## Start

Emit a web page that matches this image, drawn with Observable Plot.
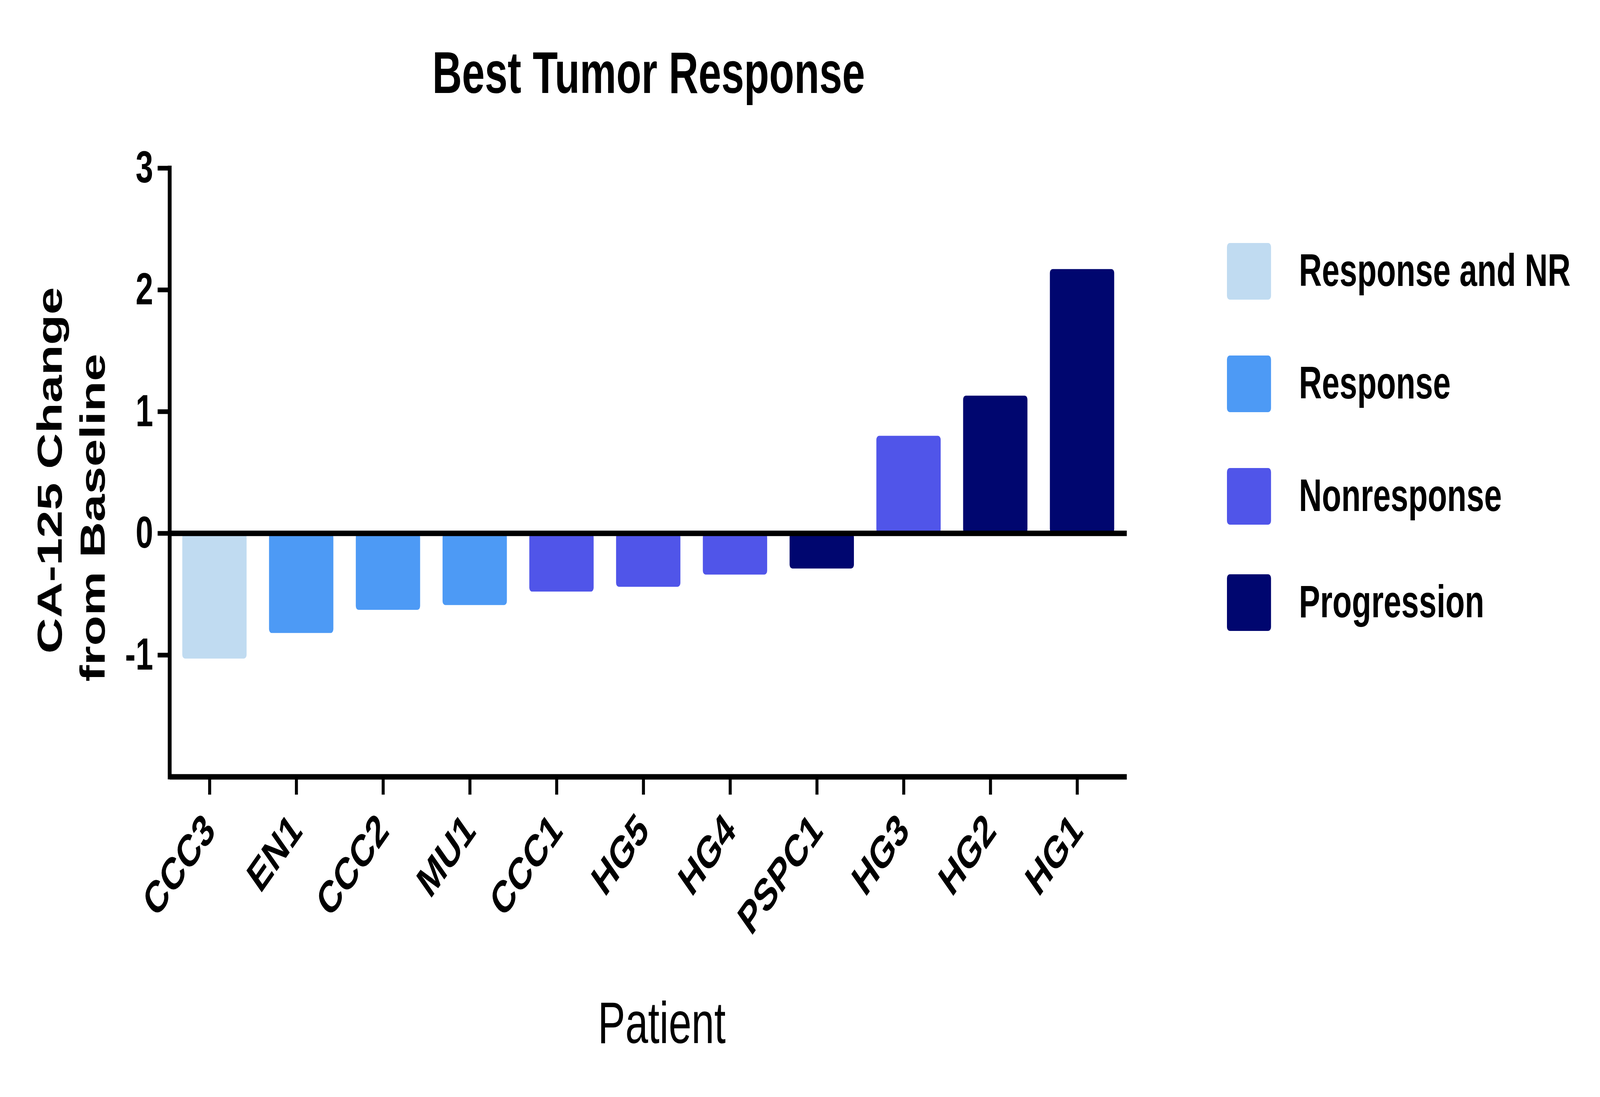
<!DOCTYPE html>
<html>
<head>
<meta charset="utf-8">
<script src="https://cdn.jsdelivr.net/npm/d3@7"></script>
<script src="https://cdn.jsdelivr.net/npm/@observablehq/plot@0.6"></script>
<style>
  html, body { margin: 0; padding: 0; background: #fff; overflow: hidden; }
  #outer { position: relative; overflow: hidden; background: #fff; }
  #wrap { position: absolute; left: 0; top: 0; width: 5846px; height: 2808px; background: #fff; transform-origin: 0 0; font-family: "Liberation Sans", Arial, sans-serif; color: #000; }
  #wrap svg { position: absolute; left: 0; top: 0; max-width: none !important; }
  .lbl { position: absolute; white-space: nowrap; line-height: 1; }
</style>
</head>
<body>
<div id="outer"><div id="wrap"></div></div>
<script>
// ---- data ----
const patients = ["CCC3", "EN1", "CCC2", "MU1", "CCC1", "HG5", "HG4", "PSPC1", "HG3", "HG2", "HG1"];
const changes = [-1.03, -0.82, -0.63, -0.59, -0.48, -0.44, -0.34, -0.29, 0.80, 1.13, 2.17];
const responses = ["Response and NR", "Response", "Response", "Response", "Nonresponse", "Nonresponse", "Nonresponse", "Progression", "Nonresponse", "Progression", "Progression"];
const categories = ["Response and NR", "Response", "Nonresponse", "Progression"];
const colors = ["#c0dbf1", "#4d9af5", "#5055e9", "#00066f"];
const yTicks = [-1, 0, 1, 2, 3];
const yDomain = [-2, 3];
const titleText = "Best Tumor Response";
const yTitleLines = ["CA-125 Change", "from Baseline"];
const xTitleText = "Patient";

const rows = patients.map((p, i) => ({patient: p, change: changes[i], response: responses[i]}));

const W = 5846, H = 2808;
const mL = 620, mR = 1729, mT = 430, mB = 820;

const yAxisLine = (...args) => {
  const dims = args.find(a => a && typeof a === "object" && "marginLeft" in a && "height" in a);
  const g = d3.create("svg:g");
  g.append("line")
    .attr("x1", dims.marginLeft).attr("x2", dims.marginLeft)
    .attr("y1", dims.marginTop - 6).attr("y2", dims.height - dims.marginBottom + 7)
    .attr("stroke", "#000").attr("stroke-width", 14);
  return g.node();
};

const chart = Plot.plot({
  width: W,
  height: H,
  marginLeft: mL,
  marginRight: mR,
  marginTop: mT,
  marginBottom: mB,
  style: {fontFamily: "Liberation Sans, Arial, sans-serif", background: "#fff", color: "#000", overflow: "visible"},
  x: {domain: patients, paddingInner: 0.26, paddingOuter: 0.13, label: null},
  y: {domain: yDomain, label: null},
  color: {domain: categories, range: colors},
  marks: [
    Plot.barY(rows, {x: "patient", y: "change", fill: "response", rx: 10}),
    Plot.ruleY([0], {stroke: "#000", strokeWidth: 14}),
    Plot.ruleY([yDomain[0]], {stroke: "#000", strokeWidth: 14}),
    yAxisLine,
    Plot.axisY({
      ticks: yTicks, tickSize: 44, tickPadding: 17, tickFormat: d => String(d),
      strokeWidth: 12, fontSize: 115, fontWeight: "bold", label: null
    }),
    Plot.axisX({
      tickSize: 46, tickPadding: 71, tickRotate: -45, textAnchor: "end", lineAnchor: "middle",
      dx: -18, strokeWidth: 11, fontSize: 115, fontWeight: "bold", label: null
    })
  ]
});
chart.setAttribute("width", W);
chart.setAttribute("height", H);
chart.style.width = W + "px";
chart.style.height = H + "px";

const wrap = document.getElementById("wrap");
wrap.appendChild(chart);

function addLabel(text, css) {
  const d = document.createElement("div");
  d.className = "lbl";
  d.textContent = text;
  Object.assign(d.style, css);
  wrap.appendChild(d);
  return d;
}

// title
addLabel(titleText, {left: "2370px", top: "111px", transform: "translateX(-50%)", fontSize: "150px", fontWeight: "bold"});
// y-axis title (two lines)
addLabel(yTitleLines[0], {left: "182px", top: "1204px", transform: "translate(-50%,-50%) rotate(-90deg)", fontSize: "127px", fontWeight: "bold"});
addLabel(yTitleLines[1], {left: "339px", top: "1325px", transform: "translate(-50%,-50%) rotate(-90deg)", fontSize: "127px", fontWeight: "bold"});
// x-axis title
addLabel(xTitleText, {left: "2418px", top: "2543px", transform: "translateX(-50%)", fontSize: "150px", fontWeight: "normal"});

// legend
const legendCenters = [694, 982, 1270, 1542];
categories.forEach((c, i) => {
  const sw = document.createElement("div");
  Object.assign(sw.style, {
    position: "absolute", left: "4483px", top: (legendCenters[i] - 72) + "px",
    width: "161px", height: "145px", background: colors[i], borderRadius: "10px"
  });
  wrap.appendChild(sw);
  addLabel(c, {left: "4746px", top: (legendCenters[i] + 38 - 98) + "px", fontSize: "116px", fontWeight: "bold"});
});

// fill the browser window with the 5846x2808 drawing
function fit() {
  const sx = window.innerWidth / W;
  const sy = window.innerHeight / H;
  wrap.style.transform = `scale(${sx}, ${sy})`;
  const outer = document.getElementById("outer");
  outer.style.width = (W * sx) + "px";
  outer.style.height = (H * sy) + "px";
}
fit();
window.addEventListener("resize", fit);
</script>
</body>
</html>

## End

Instructions for the task: Retype everything in the material word for word, minus pictures.

Solution to this problem:
Emit a web page that matches this image, drawn with Observable Plot.
<!DOCTYPE html>
<html>
<head>
<meta charset="utf-8">
<script src="https://cdn.jsdelivr.net/npm/d3@7"></script>
<script src="https://cdn.jsdelivr.net/npm/@observablehq/plot@0.6"></script>
<style>
  html, body { margin: 0; padding: 0; background: #fff; overflow: hidden; }
  #outer { position: relative; overflow: hidden; background: #fff; }
  #wrap { position: absolute; left: 0; top: 0; width: 5846px; height: 2808px; background: #fff; transform-origin: 0 0; font-family: "Liberation Sans", Arial, sans-serif; color: #000; }
  #wrap svg { position: absolute; left: 0; top: 0; max-width: none !important; }
  .lbl { position: absolute; white-space: nowrap; line-height: 1; }
</style>
</head>
<body>
<div id="outer"><div id="wrap"></div></div>
<script>
// ---- data ----
const patients = ["CCC3", "EN1", "CCC2", "MU1", "CCC1", "HG5", "HG4", "PSPC1", "HG3", "HG2", "HG1"];
const changes = [-1.03, -0.82, -0.63, -0.59, -0.48, -0.44, -0.34, -0.29, 0.80, 1.13, 2.17];
const responses = ["Response and NR", "Response", "Response", "Response", "Nonresponse", "Nonresponse", "Nonresponse", "Progression", "Nonresponse", "Progression", "Progression"];
const categories = ["Response and NR", "Response", "Nonresponse", "Progression"];
const colors = ["#c0dbf1", "#4d9af5", "#5055e9", "#00066f"];
const yTicks = [-1, 0, 1, 2, 3];
const yDomain = [-2, 3];
const titleText = "Best Tumor Response";
const yTitleLines = ["CA-125 Change", "from Baseline"];
const xTitleText = "Patient";

const rows = patients.map((p, i) => ({patient: p, change: changes[i], response: responses[i]}));

const W = 5846, H = 2808;
const mL = 620, mR = 1729, mT = 430, mB = 820;

const yAxisLine = (...args) => {
  const dims = args.find(a => a && typeof a === "object" && "marginLeft" in a && "height" in a);
  const g = d3.create("svg:g");
  g.append("line")
    .attr("x1", dims.marginLeft).attr("x2", dims.marginLeft)
    .attr("y1", dims.marginTop - 6).attr("y2", dims.height - dims.marginBottom + 7)
    .attr("stroke", "#000").attr("stroke-width", 14);
  return g.node();
};

const chart = Plot.plot({
  width: W,
  height: H,
  marginLeft: mL,
  marginRight: mR,
  marginTop: mT,
  marginBottom: mB,
  style: {fontFamily: "Liberation Sans, Arial, sans-serif", background: "#fff", color: "#000", overflow: "visible"},
  x: {domain: patients, paddingInner: 0.26, paddingOuter: 0.13, label: null},
  y: {domain: yDomain, label: null},
  color: {domain: categories, range: colors},
  marks: [
    Plot.barY(rows, {x: "patient", y: "change", fill: "response", rx: 10}),
    Plot.ruleY([0], {stroke: "#000", strokeWidth: 14}),
    Plot.ruleY([yDomain[0]], {stroke: "#000", strokeWidth: 14}),
    yAxisLine,
    Plot.axisY({
      ticks: yTicks, tickSize: 44, tickPadding: 17, tickFormat: d => String(d),
      strokeWidth: 12, fontSize: 115, fontWeight: "bold", label: null
    }),
    Plot.axisX({
      tickSize: 46, tickPadding: 71, tickRotate: -45, textAnchor: "end", lineAnchor: "middle",
      dx: -18, strokeWidth: 11, fontSize: 115, fontWeight: "bold", label: null
    })
  ]
});
chart.setAttribute("width", W);
chart.setAttribute("height", H);
chart.style.width = W + "px";
chart.style.height = H + "px";

const wrap = document.getElementById("wrap");
wrap.appendChild(chart);

function addLabel(text, css) {
  const d = document.createElement("div");
  d.className = "lbl";
  d.textContent = text;
  Object.assign(d.style, css);
  wrap.appendChild(d);
  return d;
}

// title
addLabel(titleText, {left: "2370px", top: "111px", transform: "translateX(-50%)", fontSize: "150px", fontWeight: "bold"});
// y-axis title (two lines)
addLabel(yTitleLines[0], {left: "182px", top: "1204px", transform: "translate(-50%,-50%) rotate(-90deg)", fontSize: "127px", fontWeight: "bold"});
addLabel(yTitleLines[1], {left: "339px", top: "1325px", transform: "translate(-50%,-50%) rotate(-90deg)", fontSize: "127px", fontWeight: "bold"});
// x-axis title
addLabel(xTitleText, {left: "2418px", top: "2543px", transform: "translateX(-50%)", fontSize: "150px", fontWeight: "normal"});

// legend
const legendCenters = [694, 982, 1270, 1542];
categories.forEach((c, i) => {
  const sw = document.createElement("div");
  Object.assign(sw.style, {
    position: "absolute", left: "4483px", top: (legendCenters[i] - 72) + "px",
    width: "161px", height: "145px", background: colors[i], borderRadius: "10px"
  });
  wrap.appendChild(sw);
  addLabel(c, {left: "4746px", top: (legendCenters[i] + 38 - 98) + "px", fontSize: "116px", fontWeight: "bold"});
});

// fill the browser window with the 5846x2808 drawing
function fit() {
  const sx = window.innerWidth / W;
  const sy = window.innerHeight / H;
  wrap.style.transform = `scale(${sx}, ${sy})`;
  const outer = document.getElementById("outer");
  outer.style.width = (W * sx) + "px";
  outer.style.height = (H * sy) + "px";
}
fit();
window.addEventListener("resize", fit);
</script>
</body>
</html>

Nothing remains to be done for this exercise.